Miller Genuine Draft Beer Box Cowboy Hat

Miller Genuine Draft Beer Box Cowboy Hat

This could be you.

The Miller Genuine Draft Beer Box Cowboy Hat is available for sale. But you better hurry: as of this writing there are only two left in stock. Don’t let it get away! No worries (and clearly you have none if you wear this hat), if MGD isn’t your brand, the hat is also available drunkenly assembled lovingly crafted from boxes of Coors Light or Miller Lite.

Product Description:
Re-defining beer fashion. Fun, hilarious, and oh-so-good looking. Crafted from an 18-bottle case of Miller Genuine Draft beer. Officially licensed; one size fits all.

Unicorn Apron For Serving Up Magic And Rainbows

Prime Cuts Of Unicorn Apron

As everyone knows, unicorns are delicious. But you have to know what you are doing when you portion one up; like any animal, the beast has cuts that are tender and not-so-tender. For quick reference to what part is what, be sure to use the Prime Cuts Of Unicorn Apron. With this one piece of kitchen apparel, you’ll be able to get it right, from head to tail.
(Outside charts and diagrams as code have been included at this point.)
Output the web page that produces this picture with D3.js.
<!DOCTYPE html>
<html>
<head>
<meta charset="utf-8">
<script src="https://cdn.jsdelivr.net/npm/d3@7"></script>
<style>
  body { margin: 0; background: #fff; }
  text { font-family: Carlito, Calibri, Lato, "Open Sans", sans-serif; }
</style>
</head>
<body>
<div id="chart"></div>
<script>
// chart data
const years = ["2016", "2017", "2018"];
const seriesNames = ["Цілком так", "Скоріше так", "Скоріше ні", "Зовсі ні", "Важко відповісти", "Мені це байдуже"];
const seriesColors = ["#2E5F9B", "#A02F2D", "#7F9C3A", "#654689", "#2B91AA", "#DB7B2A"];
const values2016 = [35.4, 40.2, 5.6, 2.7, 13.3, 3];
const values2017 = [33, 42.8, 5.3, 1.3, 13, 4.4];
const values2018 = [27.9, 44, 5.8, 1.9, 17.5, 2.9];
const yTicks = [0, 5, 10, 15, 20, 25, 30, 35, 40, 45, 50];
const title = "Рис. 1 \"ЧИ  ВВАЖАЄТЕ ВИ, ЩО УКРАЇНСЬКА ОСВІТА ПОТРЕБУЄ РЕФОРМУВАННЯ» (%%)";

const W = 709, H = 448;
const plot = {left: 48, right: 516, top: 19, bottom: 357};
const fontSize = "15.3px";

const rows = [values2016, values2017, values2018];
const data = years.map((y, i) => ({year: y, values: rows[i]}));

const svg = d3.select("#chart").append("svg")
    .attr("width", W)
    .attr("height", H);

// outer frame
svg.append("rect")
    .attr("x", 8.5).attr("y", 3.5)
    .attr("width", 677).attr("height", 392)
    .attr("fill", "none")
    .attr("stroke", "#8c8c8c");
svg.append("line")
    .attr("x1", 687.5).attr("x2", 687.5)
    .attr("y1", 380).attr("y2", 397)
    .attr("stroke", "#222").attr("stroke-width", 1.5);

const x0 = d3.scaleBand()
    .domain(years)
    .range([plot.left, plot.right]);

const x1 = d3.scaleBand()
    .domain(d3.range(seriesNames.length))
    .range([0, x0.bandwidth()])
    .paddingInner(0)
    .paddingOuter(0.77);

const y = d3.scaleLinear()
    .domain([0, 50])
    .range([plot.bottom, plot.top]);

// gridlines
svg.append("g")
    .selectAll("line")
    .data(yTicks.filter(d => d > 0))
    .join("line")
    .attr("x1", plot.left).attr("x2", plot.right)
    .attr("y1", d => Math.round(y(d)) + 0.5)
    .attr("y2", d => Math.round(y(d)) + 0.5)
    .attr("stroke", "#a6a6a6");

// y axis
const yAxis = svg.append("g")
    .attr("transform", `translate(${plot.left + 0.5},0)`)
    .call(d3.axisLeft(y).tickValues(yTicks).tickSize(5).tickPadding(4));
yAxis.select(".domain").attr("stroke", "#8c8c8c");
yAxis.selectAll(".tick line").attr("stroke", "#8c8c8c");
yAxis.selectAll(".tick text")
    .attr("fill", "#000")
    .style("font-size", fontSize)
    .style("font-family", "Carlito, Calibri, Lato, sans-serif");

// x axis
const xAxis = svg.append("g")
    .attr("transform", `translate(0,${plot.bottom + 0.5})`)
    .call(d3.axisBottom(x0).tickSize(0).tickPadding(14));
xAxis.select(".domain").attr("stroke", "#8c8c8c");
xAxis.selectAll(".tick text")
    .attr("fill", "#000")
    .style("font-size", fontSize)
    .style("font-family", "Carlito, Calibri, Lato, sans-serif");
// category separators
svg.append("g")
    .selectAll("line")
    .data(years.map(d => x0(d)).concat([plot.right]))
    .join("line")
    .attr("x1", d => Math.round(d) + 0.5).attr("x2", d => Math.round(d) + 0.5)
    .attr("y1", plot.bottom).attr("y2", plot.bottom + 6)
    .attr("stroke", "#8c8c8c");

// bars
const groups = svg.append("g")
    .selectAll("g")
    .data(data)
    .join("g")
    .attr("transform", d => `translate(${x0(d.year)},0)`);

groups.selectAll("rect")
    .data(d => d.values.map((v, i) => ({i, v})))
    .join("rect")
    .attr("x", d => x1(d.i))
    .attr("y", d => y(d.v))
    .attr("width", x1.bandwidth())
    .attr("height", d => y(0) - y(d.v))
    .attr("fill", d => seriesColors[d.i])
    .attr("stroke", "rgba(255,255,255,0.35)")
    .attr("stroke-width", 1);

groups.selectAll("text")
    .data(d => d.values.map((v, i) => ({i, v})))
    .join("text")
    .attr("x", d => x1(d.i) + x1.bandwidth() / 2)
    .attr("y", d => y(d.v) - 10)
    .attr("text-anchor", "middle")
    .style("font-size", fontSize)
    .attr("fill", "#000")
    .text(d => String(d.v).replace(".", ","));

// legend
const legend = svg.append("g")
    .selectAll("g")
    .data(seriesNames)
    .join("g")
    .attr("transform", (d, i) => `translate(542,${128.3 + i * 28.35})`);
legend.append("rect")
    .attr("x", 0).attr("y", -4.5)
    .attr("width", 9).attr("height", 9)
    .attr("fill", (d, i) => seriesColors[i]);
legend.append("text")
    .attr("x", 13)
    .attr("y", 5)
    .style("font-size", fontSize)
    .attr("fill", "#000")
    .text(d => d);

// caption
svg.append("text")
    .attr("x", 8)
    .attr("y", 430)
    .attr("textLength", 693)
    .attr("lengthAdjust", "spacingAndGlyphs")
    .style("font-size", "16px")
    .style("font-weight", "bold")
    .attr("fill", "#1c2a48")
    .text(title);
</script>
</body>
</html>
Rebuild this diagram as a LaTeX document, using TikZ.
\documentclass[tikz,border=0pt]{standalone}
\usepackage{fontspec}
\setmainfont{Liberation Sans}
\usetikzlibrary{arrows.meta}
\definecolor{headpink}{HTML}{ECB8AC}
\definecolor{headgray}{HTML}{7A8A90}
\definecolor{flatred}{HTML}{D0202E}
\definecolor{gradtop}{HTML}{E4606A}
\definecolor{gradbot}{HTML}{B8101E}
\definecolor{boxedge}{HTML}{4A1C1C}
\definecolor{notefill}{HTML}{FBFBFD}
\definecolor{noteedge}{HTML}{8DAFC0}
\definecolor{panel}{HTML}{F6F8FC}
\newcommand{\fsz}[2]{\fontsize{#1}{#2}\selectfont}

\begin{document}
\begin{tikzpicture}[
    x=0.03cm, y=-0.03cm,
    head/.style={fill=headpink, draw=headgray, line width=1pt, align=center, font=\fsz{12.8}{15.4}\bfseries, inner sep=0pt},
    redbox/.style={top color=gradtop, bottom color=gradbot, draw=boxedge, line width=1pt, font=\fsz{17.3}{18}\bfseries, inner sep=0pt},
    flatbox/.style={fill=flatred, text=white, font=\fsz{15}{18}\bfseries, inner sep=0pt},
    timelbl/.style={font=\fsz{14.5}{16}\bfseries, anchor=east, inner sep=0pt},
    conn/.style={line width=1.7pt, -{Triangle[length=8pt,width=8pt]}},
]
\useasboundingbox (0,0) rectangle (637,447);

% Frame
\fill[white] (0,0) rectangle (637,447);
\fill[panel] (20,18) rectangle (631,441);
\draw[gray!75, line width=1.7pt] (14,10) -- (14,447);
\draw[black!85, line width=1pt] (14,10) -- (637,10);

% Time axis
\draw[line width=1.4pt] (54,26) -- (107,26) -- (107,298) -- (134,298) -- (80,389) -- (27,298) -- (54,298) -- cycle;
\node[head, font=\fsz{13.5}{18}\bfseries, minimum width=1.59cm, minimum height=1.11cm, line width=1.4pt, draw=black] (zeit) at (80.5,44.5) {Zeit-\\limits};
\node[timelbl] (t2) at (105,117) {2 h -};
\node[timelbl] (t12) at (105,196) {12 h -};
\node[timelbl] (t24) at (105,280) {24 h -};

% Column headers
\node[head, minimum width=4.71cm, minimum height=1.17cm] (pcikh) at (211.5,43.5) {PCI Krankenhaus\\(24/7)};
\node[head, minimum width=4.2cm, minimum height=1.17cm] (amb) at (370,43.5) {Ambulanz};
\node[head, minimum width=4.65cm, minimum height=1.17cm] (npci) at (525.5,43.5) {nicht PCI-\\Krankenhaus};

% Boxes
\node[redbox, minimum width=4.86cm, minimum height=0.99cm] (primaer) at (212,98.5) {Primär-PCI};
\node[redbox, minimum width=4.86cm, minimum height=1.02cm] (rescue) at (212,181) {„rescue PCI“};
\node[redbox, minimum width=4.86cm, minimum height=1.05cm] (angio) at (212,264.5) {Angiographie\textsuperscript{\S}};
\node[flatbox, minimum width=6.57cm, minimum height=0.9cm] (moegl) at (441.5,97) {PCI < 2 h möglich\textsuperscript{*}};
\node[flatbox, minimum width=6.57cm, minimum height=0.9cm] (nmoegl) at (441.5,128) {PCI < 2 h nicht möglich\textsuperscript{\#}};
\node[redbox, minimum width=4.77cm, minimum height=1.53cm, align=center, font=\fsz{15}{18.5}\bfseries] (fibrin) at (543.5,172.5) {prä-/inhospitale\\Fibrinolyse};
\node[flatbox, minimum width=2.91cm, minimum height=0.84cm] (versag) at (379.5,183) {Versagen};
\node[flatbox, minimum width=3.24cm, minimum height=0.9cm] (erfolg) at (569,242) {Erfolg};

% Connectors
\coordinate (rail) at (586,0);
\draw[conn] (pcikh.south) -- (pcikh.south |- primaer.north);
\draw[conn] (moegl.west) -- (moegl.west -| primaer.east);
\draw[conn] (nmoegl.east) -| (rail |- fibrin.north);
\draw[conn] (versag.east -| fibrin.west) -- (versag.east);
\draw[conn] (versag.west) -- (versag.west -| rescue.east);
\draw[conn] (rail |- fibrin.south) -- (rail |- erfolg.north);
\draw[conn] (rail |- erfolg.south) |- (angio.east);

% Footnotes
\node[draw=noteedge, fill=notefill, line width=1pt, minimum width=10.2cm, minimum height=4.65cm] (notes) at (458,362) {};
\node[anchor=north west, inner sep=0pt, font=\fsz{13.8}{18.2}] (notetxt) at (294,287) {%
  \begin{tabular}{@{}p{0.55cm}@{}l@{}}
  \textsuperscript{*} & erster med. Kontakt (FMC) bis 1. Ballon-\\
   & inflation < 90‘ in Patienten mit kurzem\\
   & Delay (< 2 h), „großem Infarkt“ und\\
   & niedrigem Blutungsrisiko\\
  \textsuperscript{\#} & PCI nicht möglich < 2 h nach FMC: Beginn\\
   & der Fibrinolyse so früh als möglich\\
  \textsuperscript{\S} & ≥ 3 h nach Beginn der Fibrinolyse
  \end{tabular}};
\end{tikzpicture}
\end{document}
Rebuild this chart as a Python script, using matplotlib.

Or rather, make that from magic to rainbows.

This is the apron you are looking for (if you’re not George Lucas)

Come to the Dark Side Apron

“Come to the dark side. We have cookies… – V”

Really I don’t see that there really is a choice; everybody knows the dark side has the best cookies. Unless of course, the dark side is where George Lucas keeps his lawyers ready to pounce on any dubious unlicensed goods from Star, er, Stir Wars. Ol’ George may let the Come to the Dark Side Apron pass (just who exactly is ‘V’?), but just be extra careful when making a C-3PO shiny gold or R2-D2 short and squat version—droid is a registered trademark of LucasFilm.

Potato or potatoe, it all spells g-l-o-v-e-s

Potato Scrubbing Gloves

There’s something extremely comforting about knowing what things are what. Some of us like to have this information explicitly spelled out for us. However, these Potato Scrubbing Gloves may cause some confusion. Although they are clearly marked “potato”, I don’t believe they would fry up too nicely. If you don’t want to risk being labeled a potato yourself, veer away from these somewhat confusing gloves.

As a side note, there’s a joke in here somewhere about Dan Quayle not wearing his potato mittens to school as a child, but I’m too lazy to find it. Hmm… seeing as that is such a couch potato maneuver, maybe these gloves aren’t such a bad fit after all!